Perhaps we should not be surprised that it has come to this, but – even though we make it our business to approach every administration with a healthy dose of scepticism – colour us surprised as to how quickly the Pakistan Tehrik-e-Insaf (PTI) led coalition of Prime Minister Imran Khan has given up on the idea of good governance and started resorting to raw, base populism as a means of retaining their levels of political support within the voting public.
How else are we supposed to interpret the recent move to ban as many as 100 books by the Punjab textbook board from the use of even private schools in the largest province in the country? Some of the books include a mathematics textbook, which made it onto the list for the grave crime of having pictures of pigs as part of a graphic meant to teach children how to count. Are the sensitivities of the Muslim population of Pakistan so slight that we cannot even bear to acknowledge the existence of pigs on one page of a perfectly serviceable mathematics textbook? Are we really that frail?
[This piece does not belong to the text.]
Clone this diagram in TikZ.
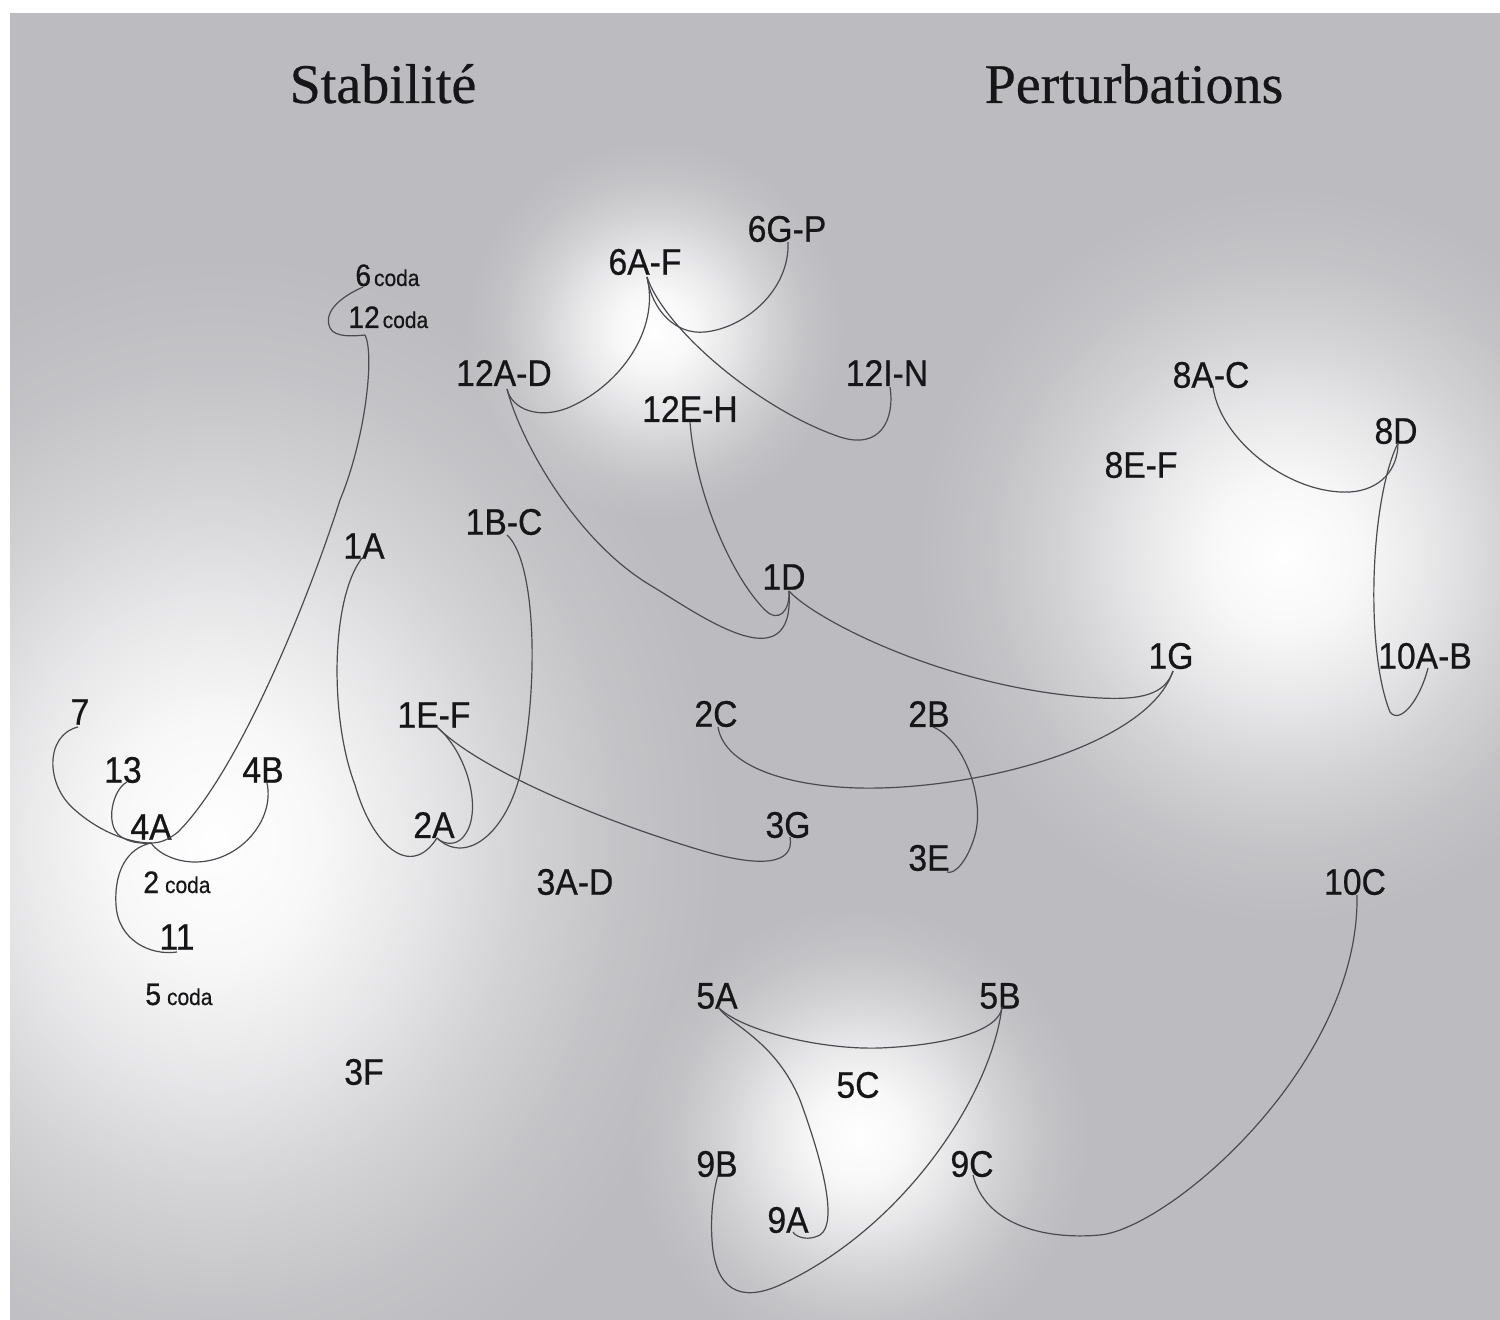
\documentclass[tikz,border=0pt]{standalone}
\usepackage{fontspec}
\newfontfamily\labfont[FakeStretch=0.91,FakeBold=0.6]{Liberation Sans}
\newfontfamily\titlefont[FakeBold=0.5]{Liberation Serif}
\usetikzlibrary{calc,fadings}
\definecolor{bg}{RGB}{188,188,192}
\definecolor{txt}{RGB}{22,22,24}
\definecolor{ln}{RGB}{74,74,80}
\pgfdeclareradialshading{glowshade}{\pgfpointorigin}{color(0bp)=(pgftransparent!0); color(5bp)=(pgftransparent!10); color(10bp)=(pgftransparent!35); color(15bp)=(pgftransparent!65); color(20bp)=(pgftransparent!88); color(25bp)=(pgftransparent!100); color(50bp)=(pgftransparent!100)}
\pgfdeclarefading{glow}{\pgfuseshading{glowshade}}
\tikzset{
  lab/.style={inner sep=0pt, text=txt, font=\labfont\fontsize{18.5}{18.5}\selectfont},
  coda/.style={inner sep=0pt, text=txt, anchor=base west, font=\labfont},
  ttl/.style={inner sep=0pt, text=txt, anchor=base, font=\titlefont\fontsize{28}{28}\selectfont},
  link/.style={draw=ln, line width=0.6pt},
  glowspot/.style={fill=white, path fading=glow}
}
\newcommand\codalab[2]{{\fontsize{15.5}{15.5}\selectfont #1}\hspace{#2}{\fontsize{11.5}{11.5}\selectfont coda}}
\begin{document}
\begin{tikzpicture}[x=0.5pt,y=-0.5pt]
\useasboundingbox (0,0) rectangle (1500,1320);
\fill[white] (0,0) rectangle (1500,1320);
\fill[bg] (10,13) rectangle (1500,1320);
\begin{scope}
\clip (10,13) rectangle (1500,1320);
\fill[glowspot] (215,840) ellipse [x radius=255pt, y radius=295pt];
\fill[glowspot] (655,330) circle [radius=95pt];
\fill[glowspot] (1285,555) circle [radius=185pt];
\fill[glowspot] (860,1135) circle [radius=115pt];
\end{scope}

% titles
\node[ttl] (tStab) at (383,103) {Stabilité};
\node[ttl] (tPert) at (1134,103) {Perturbations};

% coda labels
\node[coda] (n6c) at (355,286) {\codalab{6}{1.5pt}};
\node[coda] (n12c) at (348,328) {\codalab{12}{1.5pt}};
\node[coda] (n2c) at (143,893) {\codalab{2}{3pt}};
\node[coda] (n5c) at (145,1005) {\codalab{5}{3pt}};

% labels
\node[lab] (n6AF) at (645,262) {6A-F};
\node[lab] (n6GP) at (787,229) {6G-P};
\node[lab] (n12AD) at (504,373) {12A-D};
\node[lab] (n12EH) at (690,409) {12E-H};
\node[lab] (n12IN) at (887,373) {12I-N};
\node[lab] (n8AC) at (1211,375) {8A-C};
\node[lab] (n8D) at (1396,431) {8D};
\node[lab] (n8EF) at (1141,465) {8E-F};
\node[lab] (n1A) at (364,546) {1A};
\node[lab] (n1BC) at (504,522) {1B-C};
\node[lab] (n1D) at (784,577) {1D};
\node[lab] (n1G) at (1171,656) {1G};
\node[lab] (n10AB) at (1425,656) {10A-B};
\node[lab] (n7) at (80,712) {7};
\node[lab] (n1EF) at (434,715) {1E-F};
\node[lab] (n2C) at (716,714) {2C};
\node[lab] (n2B) at (929,714) {2B};
\node[lab] (n13) at (123,770) {13};
\node[lab] (n4B) at (263,770) {4B};
\node[lab] (n4A) at (151,827) {4A};
\node[lab] (n2A) at (434,825) {2A};
\node[lab] (n3G) at (788,825) {3G};
\node[lab] (n3E) at (929,858) {3E};
\node[lab] (n3AD) at (575,882) {3A-D};
\node[lab] (n10C) at (1355,882) {10C};
\node[lab] (n11) at (177,937) {11};
\node[lab] (n5A) at (717,996) {5A};
\node[lab] (n5B) at (1000,996) {5B};
\node[lab] (n3F) at (364,1072) {3F};
\node[lab] (n5C) at (858,1085) {5C};
\node[lab] (n9B) at (717,1164) {9B};
\node[lab] (n9C) at (972,1164) {9C};
\node[lab] (n9A) at (788,1220) {9A};

% attachment points
\coordinate (a6c) at ($(n6c.base west)+(8,1)$);
\coordinate (a12c) at ($(n12c.base west)+(17,7)$);
\coordinate (a6AF) at ($(n6AF)+(2,15)$);
\coordinate (a6GP) at ($(n6GP)+(1,13)$);
\coordinate (a12AD) at ($(n12AD)+(3,16)$);
\coordinate (a12EH) at ($(n12EH)+(0,13)$);
\coordinate (a12IN) at ($(n12IN)+(3,14)$);
\coordinate (a8AC) at ($(n8AC)+(2,12)$);
\coordinate (a8D) at ($(n8D)+(2,12)$);
\coordinate (a10AB) at ($(n10AB)+(3,12)$);
\coordinate (a1A) at ($(n1A)+(-2,12)$);
\coordinate (a1BC) at ($(n1BC)+(3,13)$);
\coordinate (a1D) at ($(n1D)+(5,14)$);
\coordinate (a1G) at ($(n1G)+(2,15)$);
\coordinate (a1EF) at ($(n1EF)+(3,12)$);
\coordinate (a2C) at ($(n2C)+(2,13)$);
\coordinate (a2B) at ($(n2B)+(4,13)$);
\coordinate (a2A) at ($(n2A)+(3,13)$);
\coordinate (a3G) at ($(n3G)+(2,12)$);
\coordinate (a3E) at ($(n3E)+(18,14)$);
\coordinate (a7) at ($(n7)+(-2,15)$);
\coordinate (a13) at ($(n13)+(4,12)$);
\coordinate (a4B) at ($(n4B)+(4,13)$);
\coordinate (a4A) at ($(n4A)+(0,16)$);
\coordinate (a11) at ($(n11)+(0,15)$);
\coordinate (a10C) at ($(n10C)+(2,13)$);
\coordinate (a5A) at ($(n5A)+(1,11)$);
\coordinate (a5B) at ($(n5B)+(2,11)$);
\coordinate (a9A) at ($(n9A)+(5,12)$);
\coordinate (a9B) at ($(n9B)+(1,11)$);
\coordinate (a9C) at ($(n9C)+(1,11)$);

% connectors
\draw[link] (a6c) .. controls (345,295) and (322,310) .. (330,328) .. controls (335,338) and (355,336) .. (a12c);
\draw[link] (a12c) .. controls (375,355) and (365,440) .. (340,500) .. controls (310,595) and (240,770) .. (178,832) .. controls (168,840) and (160,843) .. (a4A);
\draw[link] (a7) .. controls (45,735) and (45,785) .. (75,810) .. controls (95,828) and (125,843) .. (a4A);
\draw[link] (a13) .. controls (112,790) and (105,825) .. (120,836) .. controls (128,842) and (140,844) .. (a4A);
\draw[link] (a4B) .. controls (275,820) and (240,862) .. (195,862) .. controls (175,862) and (158,853) .. (a4A);
\draw[link] (a11) .. controls (150,956) and (118,940) .. (116,905) .. controls (114,870) and (128,848) .. (a4A);
\draw[link] (a1A) .. controls (330,600) and (330,720) .. (355,785) .. controls (372,845) and (410,880) .. (a2A);
\draw[link] (a1BC) .. controls (535,560) and (540,680) .. (520,775) .. controls (505,835) and (465,865) .. (a2A);
\draw[link] (a1EF) .. controls (470,755) and (485,820) .. (460,840) .. controls (452,846) and (442,843) .. (a2A);
\draw[link] (a1EF) .. controls (480,770) and (600,820) .. (700,850) .. controls (760,868) and (795,865) .. (a3G);
\draw[link] (a6AF) .. controls (652,310) and (675,335) .. (705,332) .. controls (745,328) and (790,290) .. (a6GP);
\draw[link] (a6AF) .. controls (660,330) and (620,385) .. (570,407) .. controls (540,420) and (512,410) .. (a12AD);
\draw[link] (a6AF) .. controls (665,330) and (760,410) .. (840,437) .. controls (880,450) and (895,420) .. (a12IN);
\draw[link] (a12AD) .. controls (520,440) and (575,540) .. (650,585) .. controls (700,615) and (795,685) .. (a1D);
\draw[link] (a12EH) .. controls (695,490) and (730,575) .. (765,610) .. controls (778,623) and (790,612) .. (a1D);
\draw[link] (a1D) .. controls (815,620) and (950,690) .. (1100,698) .. controls (1140,700) and (1165,695) .. (a1G);
\draw[link] (a2C) .. controls (725,770) and (800,790) .. (880,788) .. controls (1000,785) and (1150,740) .. (a1G);
\draw[link] (a2B) .. controls (965,740) and (985,800) .. (975,835) .. controls (968,860) and (955,875) .. (a3E);
\draw[link] (a8AC) .. controls (1220,440) and (1290,495) .. (1350,492) .. controls (1380,490) and (1398,470) .. (a8D);
\draw[link] (a8D) .. controls (1370,500) and (1365,650) .. (1390,712) .. controls (1400,725) and (1420,700) .. (a10AB);
\draw[link] (a5A) .. controls (740,1030) and (820,1050) .. (880,1048) .. controls (950,1045) and (1000,1030) .. (a5B);
\draw[link] (a5A) .. controls (730,1025) and (775,1040) .. (800,1100) .. controls (822,1160) and (842,1232) .. (815,1237) .. controls (806,1240) and (796,1237) .. (a9A);
\draw[link] (a5B) .. controls (990,1100) and (900,1230) .. (780,1285) .. controls (740,1303) and (715,1290) .. (712,1240) .. controls (710,1210) and (715,1185) .. (a9B);
\draw[link] (a9C) .. controls (985,1225) and (1045,1240) .. (1100,1235) .. controls (1170,1228) and (1360,1065) .. (a10C);
\end{tikzpicture}
\end{document}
More disturbing than even the book ban – and we remain deeply perturbed by it – was the move to pass a law that allows bureaucrats to raid publishers and book stores to prevent the publication or dissemination of books deemed contrary to the ruling ideology of the party in power, all under the guise of supposedly catering to the majority religious denomination’s sensibilities.
We know the government has given up on good governance when these are the kinds of bills they choose to pass in provincial assemblies that they control. The pandemic-induced economic slowdown has put the government in a bind: policies that support both good public health and the economy in the medium to long run have a negative impact on the economy in the short run, and apparently the ruling PTI has decided that in the absence of having the ability to protect the short run, they will engage in populist shenanigans instead.
We are still waiting on any meaningfully substantive policy reform to actually be implemented by the Imran Khan Administration, and apparently they know that we know, and hence they have decided to try to distract us as voters instead. What a crying shame. So much potential, all gone for naught.